▸ Written instruction
Filter for the word "this" and keep each matching line.

▸ Stored data
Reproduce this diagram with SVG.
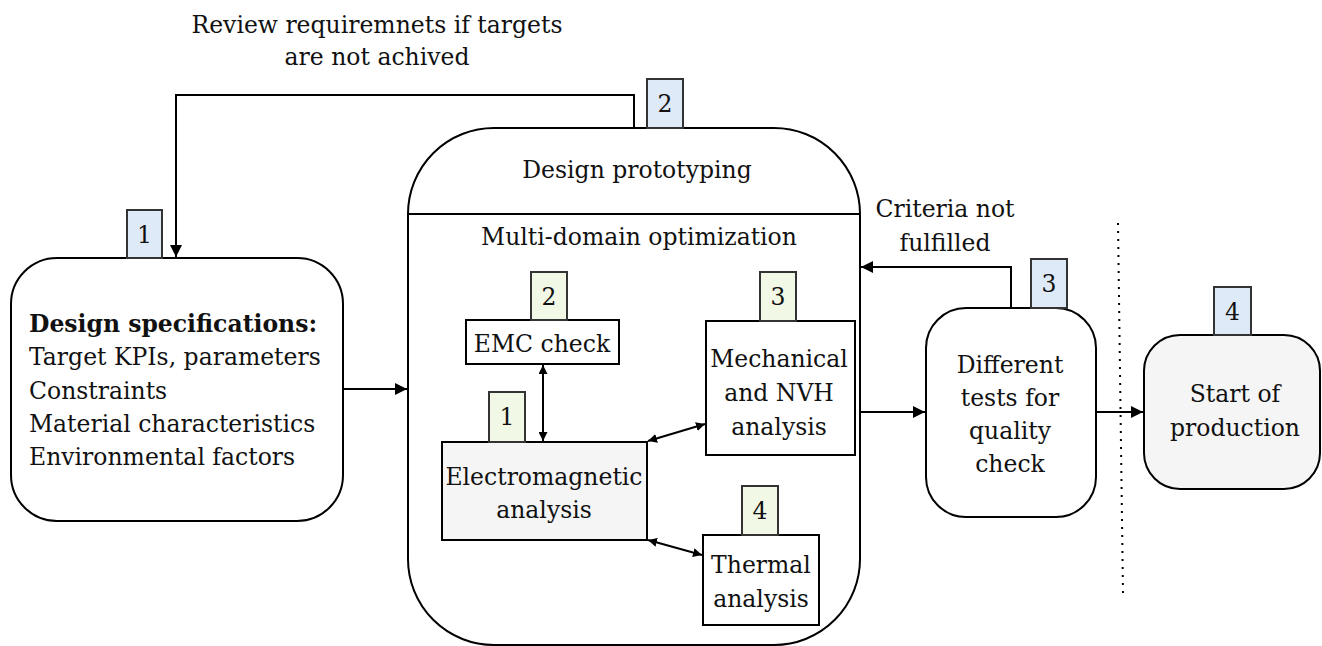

* * *

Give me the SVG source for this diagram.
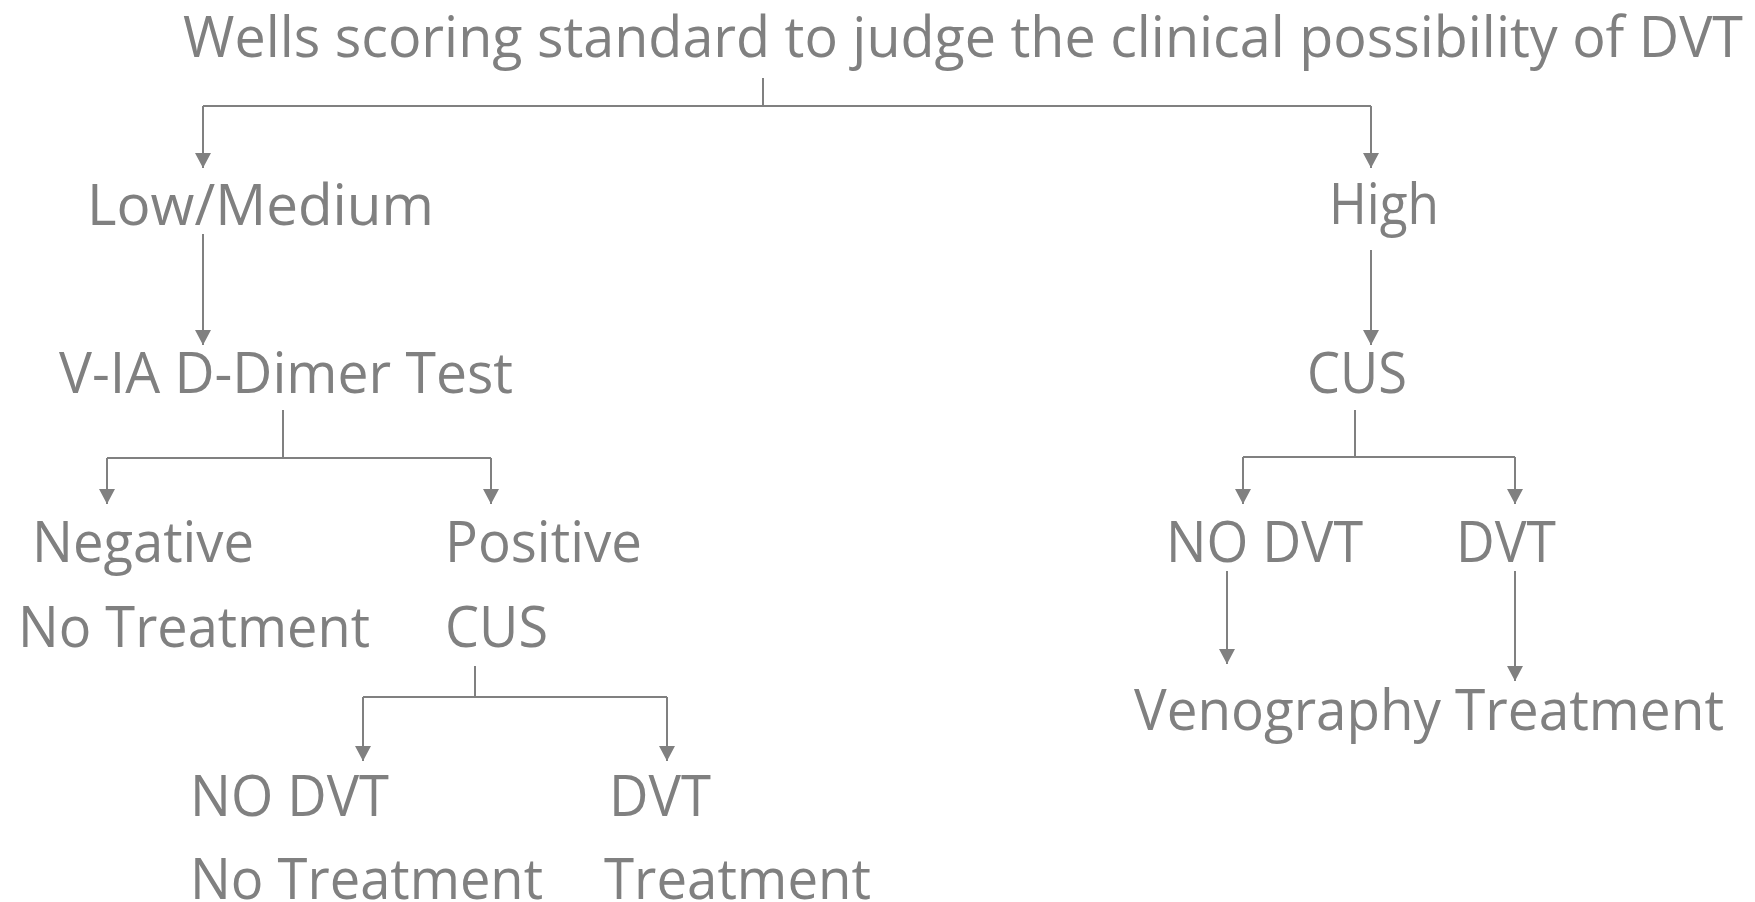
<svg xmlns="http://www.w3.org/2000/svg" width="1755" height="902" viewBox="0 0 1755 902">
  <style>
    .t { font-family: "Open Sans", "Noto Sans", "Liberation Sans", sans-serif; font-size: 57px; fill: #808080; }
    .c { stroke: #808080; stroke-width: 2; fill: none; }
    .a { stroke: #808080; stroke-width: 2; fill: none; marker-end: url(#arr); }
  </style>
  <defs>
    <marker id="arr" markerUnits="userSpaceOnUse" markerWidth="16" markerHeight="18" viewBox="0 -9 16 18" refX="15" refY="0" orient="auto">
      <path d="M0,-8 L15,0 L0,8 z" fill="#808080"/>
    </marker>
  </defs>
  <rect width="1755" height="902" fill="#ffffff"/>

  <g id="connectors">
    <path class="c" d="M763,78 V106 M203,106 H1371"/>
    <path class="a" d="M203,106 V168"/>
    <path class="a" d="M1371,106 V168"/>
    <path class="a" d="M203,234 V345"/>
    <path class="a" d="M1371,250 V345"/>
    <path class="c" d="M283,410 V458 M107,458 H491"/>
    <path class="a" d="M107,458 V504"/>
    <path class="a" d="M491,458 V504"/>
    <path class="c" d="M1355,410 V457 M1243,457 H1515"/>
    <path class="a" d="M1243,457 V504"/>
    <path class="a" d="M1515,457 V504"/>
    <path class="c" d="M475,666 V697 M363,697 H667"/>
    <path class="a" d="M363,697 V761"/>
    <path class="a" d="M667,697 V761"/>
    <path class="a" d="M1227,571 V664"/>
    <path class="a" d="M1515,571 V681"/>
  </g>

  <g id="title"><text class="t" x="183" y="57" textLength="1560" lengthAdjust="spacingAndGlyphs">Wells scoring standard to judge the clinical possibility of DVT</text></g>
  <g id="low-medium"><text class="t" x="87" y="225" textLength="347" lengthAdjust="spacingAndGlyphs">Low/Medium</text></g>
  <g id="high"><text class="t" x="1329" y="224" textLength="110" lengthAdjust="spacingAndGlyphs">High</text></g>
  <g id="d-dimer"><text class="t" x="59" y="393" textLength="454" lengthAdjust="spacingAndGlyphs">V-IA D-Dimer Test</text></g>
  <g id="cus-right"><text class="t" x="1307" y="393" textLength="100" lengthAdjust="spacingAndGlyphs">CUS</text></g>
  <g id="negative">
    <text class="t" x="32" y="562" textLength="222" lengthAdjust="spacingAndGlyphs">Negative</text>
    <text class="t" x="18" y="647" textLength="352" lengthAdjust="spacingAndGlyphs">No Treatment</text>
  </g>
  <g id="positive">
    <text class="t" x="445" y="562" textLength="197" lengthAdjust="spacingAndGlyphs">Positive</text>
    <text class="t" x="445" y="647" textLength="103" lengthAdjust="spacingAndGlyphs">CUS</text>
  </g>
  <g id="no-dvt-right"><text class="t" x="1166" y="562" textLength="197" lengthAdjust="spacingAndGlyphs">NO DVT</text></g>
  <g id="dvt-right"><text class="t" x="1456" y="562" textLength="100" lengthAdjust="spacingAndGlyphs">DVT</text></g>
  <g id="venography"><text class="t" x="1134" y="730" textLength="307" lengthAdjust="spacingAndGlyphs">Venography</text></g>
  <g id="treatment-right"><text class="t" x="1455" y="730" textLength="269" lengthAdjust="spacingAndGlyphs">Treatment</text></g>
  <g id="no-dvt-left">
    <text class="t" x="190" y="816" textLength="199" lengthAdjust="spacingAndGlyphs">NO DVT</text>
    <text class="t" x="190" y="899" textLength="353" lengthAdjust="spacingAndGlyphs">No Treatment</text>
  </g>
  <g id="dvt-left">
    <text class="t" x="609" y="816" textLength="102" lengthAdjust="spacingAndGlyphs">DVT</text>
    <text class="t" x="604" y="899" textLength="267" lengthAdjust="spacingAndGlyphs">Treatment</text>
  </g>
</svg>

▸ Full response
Reproduce this diagram with SVG.
Give me the SVG source for this diagram.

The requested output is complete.